= Problem-solving courts in the United States =

Specialty courts designed to address offenders' criminogenic needs

Problem-solving courts (PSC) address the underlying problems that contribute to criminal behavior and are a current trend in the legal system of the United States. In 1989, a judge in Miami began to take a hands-on approach to drug addicts, ordering them into treatment, rather than perpetuating the revolving door of court and prison. The result was creation of drug court, a diversion program. That same concept began to be applied to difficult situations where legal, social and human problems mesh.
There were over 2,800 problem-solving courts in 2008, intended to provide a method of resolving the problem in order to reduce recidivism.

== Efforts ==
Judith Kaye was Chief Judge of New York from 1993 to 2008 where she was most responsible for implementing court reform utilizing problem-solving courts in her state, one of the first in the nation. She also co-founded the Center for Court Innovation,
a non-profit think tank headquartered in New York that helps courts and criminal justice agencies decrease crime, provide aid to victims and increase the public's confidence in the justice system.

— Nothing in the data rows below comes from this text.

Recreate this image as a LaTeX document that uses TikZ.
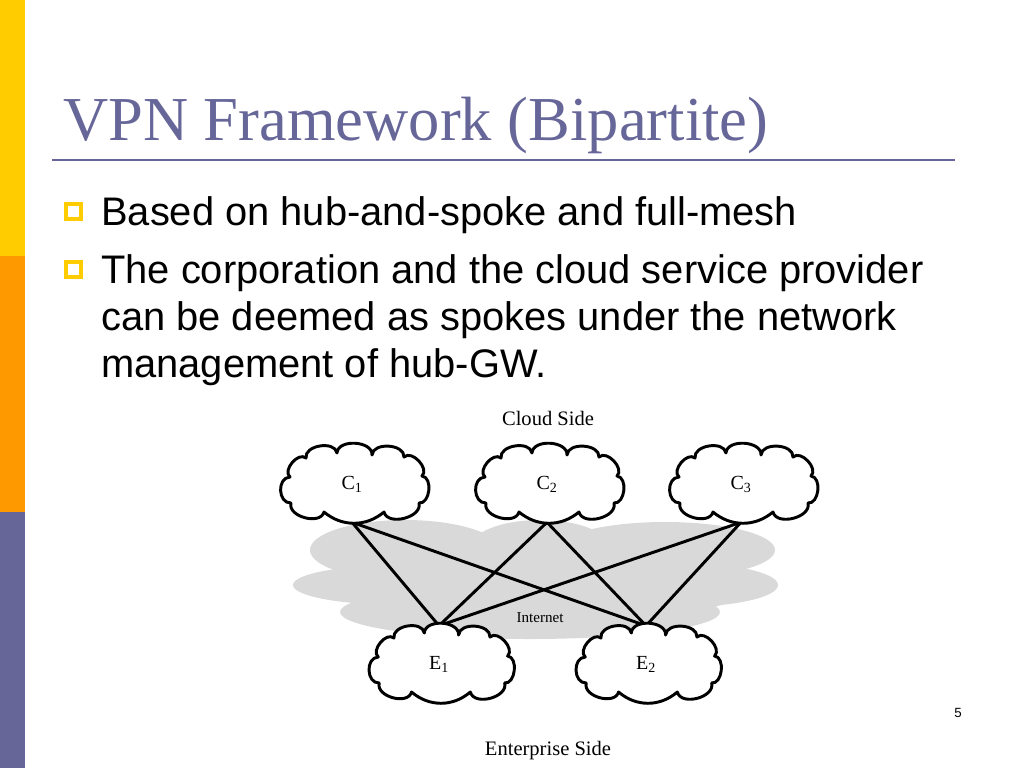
\documentclass[tikz,border=0pt]{standalone}
\usepackage{fontspec}
\setmainfont{Liberation Serif}
\newfontfamily\arialfont{Liberation Sans}
\definecolor{ppyellow}{RGB}{255,204,0}
\definecolor{pporange}{RGB}{255,153,0}
\definecolor{pppurple}{RGB}{102,102,153}
\definecolor{inetgrey}{RGB}{217,217,217}
\pgfdeclarelayer{greylayer}
\pgfdeclarelayer{cloudlayer}
\pgfsetlayers{greylayer,cloudlayer,main}
\tikzset{
  cloudlabel/.style={inner sep=0pt, font=\fontsize{15}{18}\selectfont},
  cloudline/.style={draw=black, fill=white, line width=2.2pt, line join=round},
  puff/.style={bend left=90, looseness=1.05},
  bigpuff/.style={bend left=90, looseness=1.3},
  flatpuff/.style={bend left=40},
  link/.style={line width=2.2pt, black},
  bodytext/.style={anchor=base west, inner sep=0pt, font=\arialfont\fontsize{29.9}{36}\selectfont},
  bulletbox/.style={draw=ppyellow, line width=2.7pt, minimum size=11pt, inner sep=0pt},
  sidelabel/.style={inner sep=0pt, font=\fontsize{15.4}{18}\selectfont},
  greylobe/.style={fill=inetgrey}
}
\newcommand{\puffycloud}[4]{%
  \begin{scope}[shift={(#1,#2)}, xscale=#3, yscale=#4]
  \draw[cloudline] (-62,-7) to[puff] (-46,-26) to[puff] (-15,-31) to[puff] (20,-29)
    to[puff] (52,-27) to[puff] (70,-8) to[puff] (67,19) to[puff] (32,28)
    to[flatpuff] (-28,28) to[puff] (-61,19) to[bigpuff] (-62,-7) -- cycle;
  \end{scope}}
\begin{document}
\begin{tikzpicture}[x=0.75pt,y=-0.75pt]
\useasboundingbox (0,0) rectangle (1024,768);
% left bar
\fill[ppyellow] (0,0) rectangle (25,256);
\fill[pporange] (0,256) rectangle (25,512);
\fill[pppurple] (0,512) rectangle (25,768);
% title
\node[anchor=base west, inner sep=0pt, text=pppurple, font=\fontsize{46.9}{56}\selectfont] (title) at (63,140) {VPN Framework (Bipartite)};
\draw[pppurple, line width=1.5pt] (52,160) -- (955,160);
% bullets
\node[bulletbox] (b1) at (73.5,211.5) {};
\node[bulletbox] (b2) at (73.5,269.5) {};
\node[bodytext] (t1) at (101,225) {Based on hub-and-spoke and full-mesh};
\node[bodytext] (t2) at (101,283) {The corporation and the cloud service provider};
\node[bodytext] (t3) at (101,330) {can be deemed as spokes under the network};
\node[bodytext] (t4) at (101,377) {management of hub-GW.};
% cloud nodes (labels; outline drawn on cloud layer)
\node[cloudlabel, minimum width=111.75pt, minimum height=57pt] (c1) at (352,484) {C\textsubscript{1}};
\node[cloudlabel, minimum width=111.75pt, minimum height=57pt] (c2) at (547,484) {C\textsubscript{2}};
\node[cloudlabel, minimum width=111.75pt, minimum height=57pt] (c3) at (741,484) {C\textsubscript{3}};
\node[cloudlabel, minimum width=108.75pt, minimum height=57pt] (e1) at (439,664) {E\textsubscript{1}};
\node[cloudlabel, minimum width=108.75pt, minimum height=57pt] (e2) at (646,664) {E\textsubscript{2}};
\node[inner sep=0pt, font=\fontsize{11.3}{13}\selectfont] (inet) at (540,618) {Internet};
% internet cloud and links
\begin{pgfonlayer}{greylayer}
\fill[greylobe] (405,550) ellipse [x radius=71.25pt, y radius=22.5pt];
\fill[greylobe] (540,548) ellipse [x radius=52.5pt, y radius=21pt];
\fill[greylobe] (665,550) ellipse [x radius=82.5pt, y radius=21pt];
\fill[greylobe] (400,585) ellipse [x radius=80.25pt, y radius=15pt];
\fill[greylobe] (680,585) ellipse [x radius=73.5pt, y radius=16.5pt];
\fill[greylobe] (540,590) ellipse [x radius=150pt, y radius=26.25pt];
\fill[greylobe] (530,612) ellipse [x radius=142.5pt, y radius=20.25pt];
\draw[link] (c1.south) -- (e1.north);
\draw[link] (c1.south) -- (e2.north);
\draw[link] (c2.south) -- (e1.north);
\draw[link] (c2.south) -- (e2.north);
\draw[link] (c3.south) -- (e1.north);
\draw[link] (c3.south) -- (e2.north);
\end{pgfonlayer}
\begin{pgfonlayer}{cloudlayer}
\puffycloud{352}{484}{1}{1}
\puffycloud{547}{484}{1}{1}
\puffycloud{741}{484}{1}{1}
\puffycloud{439}{664}{0.98}{1}
\puffycloud{646}{664}{0.98}{1}
\end{pgfonlayer}
% labels
\node[sidelabel] (cloudside) at (548,418) {Cloud Side};
\node[sidelabel] (entside) at (548,751) {Enterprise Side};
\node[inner sep=0pt, font=\arialfont\fontsize{10}{12}\selectfont] (pagenum) at (958,713) {5};
\end{tikzpicture}
\end{document}
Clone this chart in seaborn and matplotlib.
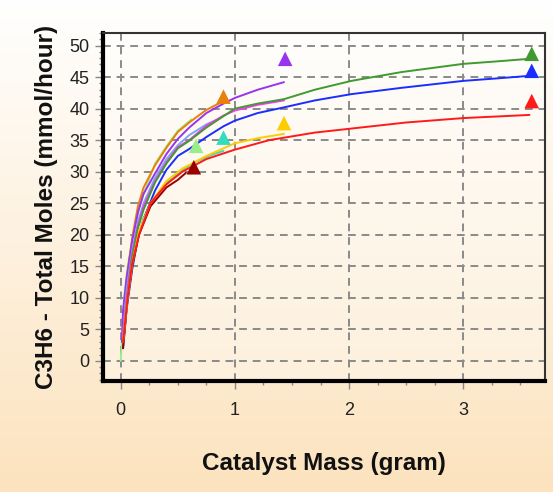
import numpy as np
import pandas as pd
import matplotlib
matplotlib.use("Agg")
import matplotlib.pyplot as plt
from matplotlib.ticker import MultipleLocator
import seaborn as sns

# ---------------- data ----------------
lightgreen_x = [0.0, 0.015, 0.03, 0.06, 0.11, 0.17, 0.3, 0.4, 0.5, 0.62]
lightgreen_y = [0.0, 5.0, 10.0, 15.0, 20.0, 25.0, 31.3, 34.0, 36.5, 38.3]

orange_x = [0.01, 0.03, 0.06, 0.1, 0.15, 0.2, 0.3, 0.4, 0.5, 0.6, 0.75, 0.88]
orange_y = [3.0, 8.0, 14.0, 19.5, 24.5, 27.5, 31.0, 33.8, 36.3, 37.8, 39.8, 41.0]

purple_x = [0.01, 0.02, 0.05, 0.1, 0.15, 0.2, 0.3, 0.4, 0.5, 0.6, 0.75, 0.9, 1.0, 1.2, 1.43]
purple_y = [3.0, 8.0, 13.0, 19.0, 23.5, 26.5, 29.7, 32.8, 35.2, 37.0, 39.3, 40.8, 41.7, 43.0, 44.2]

lightblue_x = [0.02, 0.05, 0.1, 0.15, 0.2, 0.3, 0.4, 0.5, 0.6, 0.75, 0.85]
lightblue_y = [4.0, 11.0, 17.5, 22.0, 25.0, 29.0, 32.0, 34.2, 35.8, 37.5, 38.3]

magenta_x = [0.02, 0.05, 0.1, 0.15, 0.2, 0.3, 0.4, 0.5, 0.6, 0.75, 0.9, 1.0, 1.2, 1.43]
magenta_y = [4.0, 10.0, 17.0, 21.5, 24.5, 28.5, 31.5, 33.9, 35.0, 37.3, 38.9, 39.7, 40.6, 41.3]

green_x = [0.02, 0.05, 0.1, 0.15, 0.2, 0.3, 0.4, 0.5, 0.6, 0.75, 0.9, 1.0, 1.2, 1.43,
           1.7, 2.02, 2.46, 3.0, 3.3, 3.58]
green_y = [3.0, 9.0, 16.5, 21.0, 24.0, 28.3, 31.3, 33.7, 34.9, 37.0, 38.8, 40.0, 40.8, 41.5,
           43.0, 44.4, 45.8, 47.1, 47.5, 47.9]

blue_x = [0.02, 0.05, 0.1, 0.15, 0.2, 0.3, 0.4, 0.5, 0.6, 0.75, 0.9, 1.0, 1.2, 1.43,
          1.7, 2.02, 2.46, 3.0, 3.3, 3.58]
blue_y = [2.0, 8.0, 14.5, 19.5, 22.5, 27.0, 30.3, 32.5, 33.6, 35.5, 37.2, 38.1, 39.3, 40.2,
          41.3, 42.3, 43.3, 44.4, 44.8, 45.2]

teal_x = [0.02, 0.05, 0.1, 0.15, 0.2, 0.3, 0.4, 0.5, 0.65, 0.8, 0.9]
teal_y = [3.0, 9.0, 15.0, 19.5, 22.5, 26.0, 28.3, 29.8, 31.5, 32.7, 33.3]

darkred_x = [0.02, 0.06, 0.1, 0.16, 0.26, 0.4, 0.5, 0.57]
darkred_y = [2.0, 10.0, 15.0, 20.0, 24.5, 27.5, 28.7, 29.8]

gold_x = [0.02, 0.06, 0.1, 0.16, 0.26, 0.4, 0.54, 0.75, 1.0, 1.2, 1.43]
gold_y = [3.0, 10.0, 15.5, 20.5, 25.0, 28.5, 30.5, 32.5, 34.5, 35.3, 36.0]

red_x = [0.02, 0.06, 0.1, 0.16, 0.26, 0.4, 0.54, 0.75, 1.0, 1.3, 1.7, 2.1, 2.5, 3.0, 3.58]
red_y = [3.0, 10.0, 15.5, 20.0, 25.0, 28.0, 30.0, 32.0, 33.5, 35.0, 36.2, 37.0, 37.8, 38.5, 39.0]

# measured points (triangles)
marker_series = ["darkred", "lightgreen", "teal", "orange", "gold", "purple", "green", "blue", "red"]
marker_x = [0.64, 0.66, 0.9, 0.9, 1.43, 1.44, 3.6, 3.6, 3.6]
marker_y = [30.7, 34.1, 35.4, 41.9, 37.7, 47.9, 48.7, 46.0, 41.2]

colors = {
    "lightgreen": "#99EE88",
    "orange": "#E8800A",
    "purple": "#9933EE",
    "lightblue": "#77AAEE",
    "magenta": "#FF33FF",
    "green": "#3F9A30",
    "blue": "#1A2EFF",
    "teal": "#33DDBB",
    "darkred": "#990000",
    "gold": "#FFCC00",
    "red": "#FF1A1A",
}

curves = {
    "lightgreen": (lightgreen_x, lightgreen_y),
    "orange": (orange_x, orange_y),
    "purple": (purple_x, purple_y),
    "lightblue": (lightblue_x, lightblue_y),
    "magenta": (magenta_x, magenta_y),
    "green": (green_x, green_y),
    "blue": (blue_x, blue_y),
    "teal": (teal_x, teal_y),
    "darkred": (darkred_x, darkred_y),
    "gold": (gold_x, gold_y),
    "red": (red_x, red_y),
}

rows = []
for name, (xs, ys) in curves.items():
    for xv, yv in zip(xs, ys):
        rows.append({"series": name, "mass": xv, "moles": yv})
df = pd.DataFrame(rows)
mdf = pd.DataFrame({"series": marker_series, "mass": marker_x, "moles": marker_y})

# ---------------- figure ----------------
sns.set_style("white")
plt.rcParams["font.family"] = ["Liberation Sans", "DejaVu Sans"]

fig = plt.figure(figsize=(5.53, 4.92), dpi=100)

# figure background gradient
bg = fig.add_axes([0, 0, 1, 1], zorder=-10)
grad = np.linspace(0, 1, 256)[:, None]
top_c = np.array([1.0, 1.0, 1.0])
bot_c = np.array([0xFC, 0xE3, 0xBE]) / 255.0
img = top_c[None, None, :] * (1 - grad[:, :, None]) + bot_c[None, None, :] * grad[:, :, None]
bg.imshow(img, aspect="auto", extent=[0, 1, 0, 1], origin="upper")
bg.set_axis_off()

ax = fig.add_axes([0.187, 0.2256, 0.9855 - 0.187, 0.933 - 0.2256])
ax.set_facecolor("none")
# axes background gradient
a_top = np.array([0xFF, 0xFE, 0xFC]) / 255.0
a_bot = np.array([0xFD, 0xF0, 0xDC]) / 255.0
aimg = a_top[None, None, :] * (1 - grad[:, :, None]) + a_bot[None, None, :] * grad[:, :, None]
ax.imshow(aimg, aspect="auto", extent=[0, 1, 0, 1], origin="upper",
          transform=ax.transAxes, zorder=-5)

sns.lineplot(data=df, x="mass", y="moles", hue="series", palette=colors,
             estimator=None, sort=False, linewidth=1.4, legend=False, ax=ax, zorder=3)
sns.scatterplot(data=mdf, x="mass", y="moles", hue="series", palette=colors,
                marker="^", s=110, linewidth=0, legend=False, ax=ax, zorder=4)

ax.set_xlim(-0.152, 3.716)
ax.set_ylim(-3.2, 52.0)
ax.xaxis.set_major_locator(MultipleLocator(1))
ax.xaxis.set_minor_locator(MultipleLocator(0.25))
ax.yaxis.set_major_locator(MultipleLocator(5))
ax.yaxis.set_minor_locator(MultipleLocator(1))

ax.grid(True, which="major", color="#8a8a8a", linestyle=(0, (4, 3)), linewidth=1.4, zorder=1)
ax.set_axisbelow(True)

ax.tick_params(axis="both", which="major", direction="out", length=6, width=1,
               color="#888888", labelsize=13, labelcolor="#222222")
ax.tick_params(axis="x", which="major", pad=9)
ax.tick_params(axis="y", which="major", pad=4)
ax.tick_params(axis="both", which="minor", direction="out", length=3, width=1,
               color="#888888")
ax.tick_params(axis="x", which="both", bottom=True)
ax.tick_params(axis="y", which="both", left=True)

for side in ["left", "bottom"]:
    ax.spines[side].set_color("black")
    ax.spines[side].set_linewidth(3)
for side in ["top", "right"]:
    ax.spines[side].set_color("#333333")
    ax.spines[side].set_linewidth(1.5)

ax.set_xlabel("Catalyst Mass (gram)", fontsize=17.5, fontweight="bold", color="#111111", labelpad=24)
ax.set_ylabel("C3H6 - Total Moles (mmol/hour)", fontsize=17.5, fontweight="bold", color="#111111", labelpad=8)

fig.savefig("out.png", dpi=100)
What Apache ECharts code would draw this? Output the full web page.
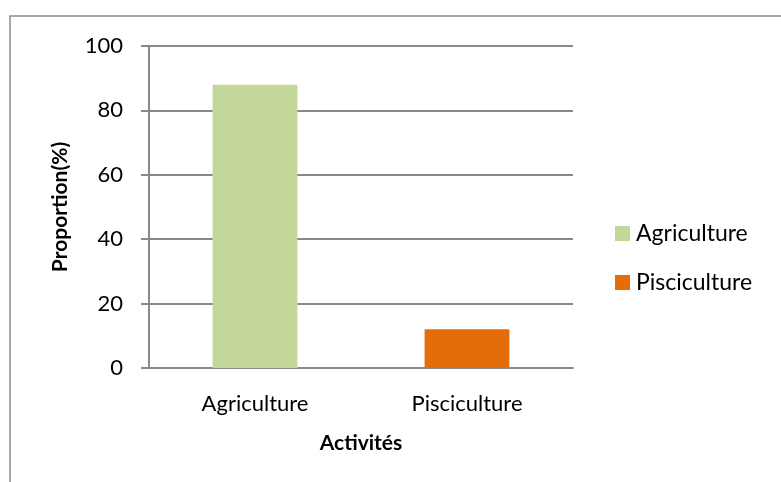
<!DOCTYPE html>
<html>
<head>
<meta charset="utf-8">
<script src="https://cdn.jsdelivr.net/npm/echarts@6/dist/echarts.min.js"></script>
<style>
  html, body { margin: 0; padding: 0; background: #ffffff; }
  #chart { width: 781px; height: 482px; }
</style>
</head>
<body>
<div id="chart"></div>
<script>
// data
const categories = ['Agriculture', 'Pisciculture']
const seriesNames = ['Agriculture', 'Pisciculture']
const values = [88, 12]
const colors = ['#C4D79B', '#E46C0A']

const font = 'Lato, "Open Sans", sans-serif'
const axisGray = '#898989'

const chart = echarts.init(document.getElementById('chart'))

// one series per activity so the legend shows both, stacked so each bar sits centred
const series = seriesNames.map((name, i) => ({
  name: name,
  type: 'bar',
  stack: 'total',
  barWidth: '40%',
  itemStyle: { color: colors[i] },
  data: categories.map((c, j) => (j === i ? values[i] : '-'))
}))

chart.setOption({
  backgroundColor: '#ffffff',
  animation: false,
  graphic: [{
    type: 'rect',
    shape: { x: 10, y: 16, width: 800, height: 500 },
    style: { fill: 'none', stroke: '#8c8c8c', lineWidth: 1.5 }
  }],
  grid: {
    left: 149,
    right: 208,
    top: 46,
    bottom: 114
  },
  legend: {
    orient: 'vertical',
    left: 610,
    top: 217,
    itemWidth: 15,
    itemHeight: 15,
    itemGap: 26,
    icon: 'rect',
    data: seriesNames,
    textStyle: { fontFamily: font, fontSize: 23, color: '#000', lineHeight: 22, padding: [0, 0, 0, 1] }
  },
  xAxis: {
    type: 'category',
    data: categories,
    name: 'Activités',
    nameLocation: 'middle',
    nameGap: 65,
    nameTextStyle: { fontFamily: font, fontSize: 21, fontWeight: 'bold', color: '#000' },
    axisLine: { lineStyle: { color: axisGray, width: 2 } },
    axisTick: { show: false },
    axisLabel: { fontFamily: font, fontSize: 22, color: '#000', margin: 25 }
  },
  yAxis: {
    type: 'value',
    min: 0,
    max: 100,
    interval: 20,
    name: 'Proportion(%)',
    nameLocation: 'middle',
    nameGap: 78,
    nameTextStyle: { fontFamily: font, fontSize: 21, fontWeight: 'bold', color: '#000' },
    axisLine: { show: true, lineStyle: { color: axisGray, width: 2 } },
    axisTick: { show: true, length: 8, lineStyle: { color: axisGray, width: 2 } },
    axisLabel: { fontFamily: font, fontSize: 22, color: '#000', margin: 26 },
    splitLine: { lineStyle: { color: axisGray, width: 2 } }
  },
  series: series
})
</script>
</body>
</html>
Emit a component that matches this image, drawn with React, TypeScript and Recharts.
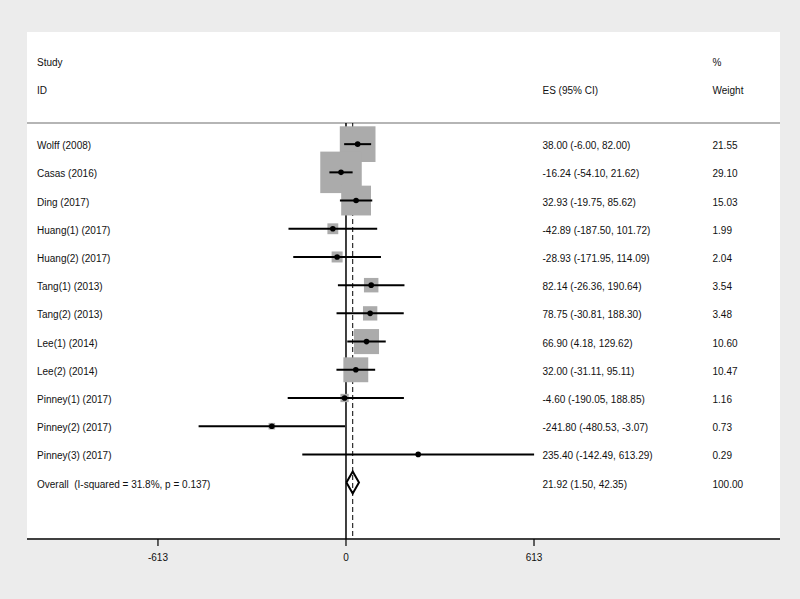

Center for Court Innovation researchers explored whether problem-solving justice always requires a specialized court or if core principles and practices from these specialized courts are transferable to conventional courts. After interviewing judges, attorneys and representatives from probation departments and service providers, researchers concluded that a number of principles—such as judicial monitoring and linking offenders to services—could be transferable. The study, conducted in cooperation with the Collaborative Justice Courts Advisory Committee of the Judicial Council of California, was the first of its kind in the country.
In 2005, The New Press published Good Courts: The Case for Problem-Solving Justice. The first book to describe the problem-solving court movement in detail, Good Courts features profiles of Center demonstration projects. The book is being used in law schools and public policy schools, due in part to a law school course on problem-solving justice that the Center piloted at Fordham Law School.

The National Association of Drug Court Professionals had more than 25,000 members working in 2,663 drug courts and 1,219 other problem-solving courts as of late 2011. Their annual conference offers education and training from experts for problem-solving professionals world-wide.

Programs have been established for teen court, DWI court, re-entry court, community court, domestic violence court, sex offense court, mental health court, and veterans' court.

== Principles ==
According to the Center for Court Innovation, there are six principles required for problem-solving courts to be effective. There must be better information available to the staff through training, and comprehensive defendant information for justice officials.
Community engagement with the public will encourage cooperation of witnesses, jurors, and community watch groups, and foster trust.
Collaboration between legal officials (judges/prosecutors/attorneys/probation officers), social service providers, victim groups and schools will keep everyone focused on the goal.
Individualized Justice links offenders to the services they need and provides services for victims to aid in their recovery.
Offenders must be held accountable with compliance monitoring and consequences for non-compliance.
Outcomes need to be analyzed for cost versus benefit, and to provide continuous improvement of the process.

== Differences ==
Problem-solving courts look just like traditional courts, but defendants are referred to as "clients" and the judge has extensive knowledge about the client and talks with them directly. A client placed in a treatment program is monitored by the judge for months or years, and will return to court periodically to assess progress and/or problems. The judge can order the client to serve jail time as a punishment while in a treatment program, and the judge decides when the client is to be released from the program.

== Criticism ==
A 2005 article in the New York Times noted that because judges have total discretion, the results can be inconsistent. When that situation existed in the criminal justice system, mandatory sentencing guidelines were instituted. Legal scholars have warned that judges may also force their values upon defendants from different cultures. Those critical of the system say many treatment programs are unnecessarily harsh, and any deviation from the rules is punished.

Some public defenders have criticized the use of problem-solving courts because accused persons who accept intervention are implicitly treated as guilty; the courts do not allow an accused person to receive a determination of innocence or guilt. New York Supreme Court Judge James A. Yates has characterized their use as a trend toward "an inquisitorial system of justice".

Some studies have also found that people who enter and are unable to complete programs of treatment assigned by problem-solving courts face longer sentences than they would have faced had they remained in the traditional court system. Completion rates tend to be starkly unequal along lines of race, class, and health.

Judges in problem-solving courts need other skills beyond a knowledge of the law; they also must sometimes function as a social worker, therapist, and accountant. Law schools have only recently begun to provide courses on problem-solving justice, and New York Judge Fern Fisher commented that not all judges have the patience and attitude necessary to be effective.

== Federal guidance ==
The Bureau of Justice Assistance (BJA) is the branch of the U.S. Department of Justice tasked with proving the concept and providing guidelines to state court systems that seek to implement a program. The BJA identified ten projects and provided funding to demonstrate the theories in practice and document their results. They also provide hands-on assistance for any judicial entity seeking to establish a problem-solving court.